To avoid overpaying, Stellex is focusing more on the industrial sector in the Midwest, where multiples remain in the single-digit range.

“We spend a lot of time in the Rust Belt assessing opportunities,” he said. “We tell our team the next great investment opportunity is not going to be found on the Bloomberg screen or in NYC.”

On this front, the firm said on Oct. 24 it partnered with Bruce Swift, former CEO of Diversified Machine Inc, to create a niche manufacturing platform at Stellex.

Also on the industrial front, Stellex used its skillset in secondary traded debt for its investment in AF Global, a distressed maker of engineered and forged products for the oil and gas sector. In a deal announced in May, Stellex emerged as part of a new ownership group that invested $120 million in the company.

“We had studied the sector and came upon the company, which was the right size for us,” Whiteman said. “We are very happy with the purchase-price multiple.”

The firm may consider aerospace and defense deals on an opportunistic basis. But to pay up for a company, “you have to believe growth will be there. You need a lot of conviction,” Whiteman said.

In terms of pricing in the sector, “the private debt markets are the rocket fuel” behind rich aerospace and defense multiples, Whiteman said. Stellex prefers conservative amounts of leverage. “We still remember the lessons from the last downturn; thus we focus on improving operations rather than financial engineering,” Whiteman said.

Even smaller businesses are trading for 15x EBITDA, up from 10x not too long ago. “It doesn’t make sense — if a company has EBITDA of $150 million, you may want to pay for scale, but it’s harder to justify such multiples with smaller companies. People are pricing buyouts to perfection.”

Ship repairs

In the defense arena, Stellex in 2015 paid a single-digit multiple to purchase MHI Ship Repair, a Norfolk, Virginia, business that does about 95 percent of its business with the U.S. Navy. Stellex has been scaling it up through acquisitions. So far it’s closed two add-on deals and the firm continues to look at others.

MHI focuses on repairing ships, not new construction. The two disciplines require different expertise and capital requirements.

The collision of the USS Fitzgerald Navy destroyer with a merchant ship offshore Japan in June illustrated the need for more ship maintenance, repair and training, and reinforced the need for contractors such as MHI.

The Navy is faced with an aging fleet that’s been running harder because of increased global threats, Whiteman said. To compensate for flat budgets, the military has been reallocating money from repair into the operations budget. But the Navy can defer repairs for only so long. Given the complexity and clearances required, MHI offers a service that can’t be easily duplicated.

Looking ahead, the firm’s buyout of MHI Ship Repair remains a model for the firm. It’s in a sector that Stellex knows well: It has worked with management before and the firm was able to create a platform at a reasonable value.

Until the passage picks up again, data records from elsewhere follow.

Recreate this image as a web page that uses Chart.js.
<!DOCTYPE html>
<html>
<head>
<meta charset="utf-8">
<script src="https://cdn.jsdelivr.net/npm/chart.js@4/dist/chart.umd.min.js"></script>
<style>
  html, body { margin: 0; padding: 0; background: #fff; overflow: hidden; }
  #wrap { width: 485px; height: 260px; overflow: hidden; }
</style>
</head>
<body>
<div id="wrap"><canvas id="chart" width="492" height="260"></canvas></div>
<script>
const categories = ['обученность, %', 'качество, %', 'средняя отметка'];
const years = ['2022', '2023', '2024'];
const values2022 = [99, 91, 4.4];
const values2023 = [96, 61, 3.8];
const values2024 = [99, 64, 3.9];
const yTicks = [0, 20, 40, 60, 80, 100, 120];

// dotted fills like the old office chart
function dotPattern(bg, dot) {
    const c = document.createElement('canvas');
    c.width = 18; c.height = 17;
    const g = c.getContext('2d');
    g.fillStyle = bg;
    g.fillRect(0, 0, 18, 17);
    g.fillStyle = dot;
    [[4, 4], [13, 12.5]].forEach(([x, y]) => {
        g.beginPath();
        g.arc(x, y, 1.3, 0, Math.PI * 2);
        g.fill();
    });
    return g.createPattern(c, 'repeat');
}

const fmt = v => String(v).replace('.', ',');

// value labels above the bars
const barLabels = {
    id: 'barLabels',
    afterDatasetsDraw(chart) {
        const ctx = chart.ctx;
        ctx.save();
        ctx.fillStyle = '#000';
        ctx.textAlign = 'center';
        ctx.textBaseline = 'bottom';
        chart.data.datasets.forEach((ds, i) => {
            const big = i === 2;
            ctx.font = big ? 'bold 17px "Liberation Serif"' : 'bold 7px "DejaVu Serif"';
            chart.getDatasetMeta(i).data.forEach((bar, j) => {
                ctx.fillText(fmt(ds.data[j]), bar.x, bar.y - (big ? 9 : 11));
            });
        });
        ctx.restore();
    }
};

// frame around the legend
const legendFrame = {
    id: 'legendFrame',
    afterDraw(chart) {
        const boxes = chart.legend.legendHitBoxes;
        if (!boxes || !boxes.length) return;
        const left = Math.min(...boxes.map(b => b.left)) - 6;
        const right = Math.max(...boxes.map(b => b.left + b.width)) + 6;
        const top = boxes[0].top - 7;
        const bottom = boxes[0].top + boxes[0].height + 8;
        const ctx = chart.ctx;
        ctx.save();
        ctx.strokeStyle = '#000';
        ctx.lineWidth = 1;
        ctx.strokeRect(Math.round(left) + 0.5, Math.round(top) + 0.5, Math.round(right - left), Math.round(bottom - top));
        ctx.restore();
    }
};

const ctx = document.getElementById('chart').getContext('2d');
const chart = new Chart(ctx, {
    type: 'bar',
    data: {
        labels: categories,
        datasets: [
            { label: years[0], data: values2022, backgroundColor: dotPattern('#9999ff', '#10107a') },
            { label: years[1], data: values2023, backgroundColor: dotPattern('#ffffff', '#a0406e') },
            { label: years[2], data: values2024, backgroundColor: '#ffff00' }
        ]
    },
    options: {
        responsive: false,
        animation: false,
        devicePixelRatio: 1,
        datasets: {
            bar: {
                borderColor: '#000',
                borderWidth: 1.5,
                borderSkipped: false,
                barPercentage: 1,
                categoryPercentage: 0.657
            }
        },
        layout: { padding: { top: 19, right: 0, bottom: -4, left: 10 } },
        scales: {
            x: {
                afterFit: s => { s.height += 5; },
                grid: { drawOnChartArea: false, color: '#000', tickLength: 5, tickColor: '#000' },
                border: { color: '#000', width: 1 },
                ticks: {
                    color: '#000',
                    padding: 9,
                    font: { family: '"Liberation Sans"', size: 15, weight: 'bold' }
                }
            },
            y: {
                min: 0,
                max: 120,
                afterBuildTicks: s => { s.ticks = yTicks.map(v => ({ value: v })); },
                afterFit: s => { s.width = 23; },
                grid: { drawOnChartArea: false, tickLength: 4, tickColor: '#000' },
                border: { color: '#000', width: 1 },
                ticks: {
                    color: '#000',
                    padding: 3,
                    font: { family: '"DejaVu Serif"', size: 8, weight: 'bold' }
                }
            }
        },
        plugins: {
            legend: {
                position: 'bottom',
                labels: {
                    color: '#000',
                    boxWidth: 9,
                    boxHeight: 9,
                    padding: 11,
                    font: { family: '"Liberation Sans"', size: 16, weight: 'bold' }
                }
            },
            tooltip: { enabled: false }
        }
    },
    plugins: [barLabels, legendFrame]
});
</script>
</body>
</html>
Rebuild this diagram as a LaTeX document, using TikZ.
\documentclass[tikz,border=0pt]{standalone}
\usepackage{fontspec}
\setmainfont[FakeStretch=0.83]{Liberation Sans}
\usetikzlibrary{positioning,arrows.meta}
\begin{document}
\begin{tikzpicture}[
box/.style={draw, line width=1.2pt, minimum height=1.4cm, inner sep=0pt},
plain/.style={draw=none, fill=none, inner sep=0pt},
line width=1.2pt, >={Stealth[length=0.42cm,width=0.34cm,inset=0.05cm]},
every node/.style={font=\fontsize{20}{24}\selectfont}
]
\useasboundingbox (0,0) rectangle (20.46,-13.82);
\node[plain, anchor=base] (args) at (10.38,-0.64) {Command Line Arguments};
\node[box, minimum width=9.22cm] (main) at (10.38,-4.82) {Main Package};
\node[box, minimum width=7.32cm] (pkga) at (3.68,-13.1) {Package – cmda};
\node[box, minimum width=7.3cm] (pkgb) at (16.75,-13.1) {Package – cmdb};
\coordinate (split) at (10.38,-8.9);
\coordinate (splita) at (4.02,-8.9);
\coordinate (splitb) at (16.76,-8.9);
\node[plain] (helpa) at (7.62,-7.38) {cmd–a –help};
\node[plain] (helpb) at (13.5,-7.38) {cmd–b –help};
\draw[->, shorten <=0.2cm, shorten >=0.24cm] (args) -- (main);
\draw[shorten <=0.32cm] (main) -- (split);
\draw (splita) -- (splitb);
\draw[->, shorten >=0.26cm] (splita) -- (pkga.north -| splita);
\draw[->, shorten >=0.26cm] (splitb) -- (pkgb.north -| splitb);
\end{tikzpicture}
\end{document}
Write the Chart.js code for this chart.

After wrapping up its maiden PE fund in July at $870 million, Stellex expects to close more transactions in the near future, with an eye on directly negotiated transactions with companies in the industrial sector – it hopes at a reasonable cost.

While the aerospace and defense sector offers growth in the business of improving U.S. security, GPs need to protect themselves against high buyout prices.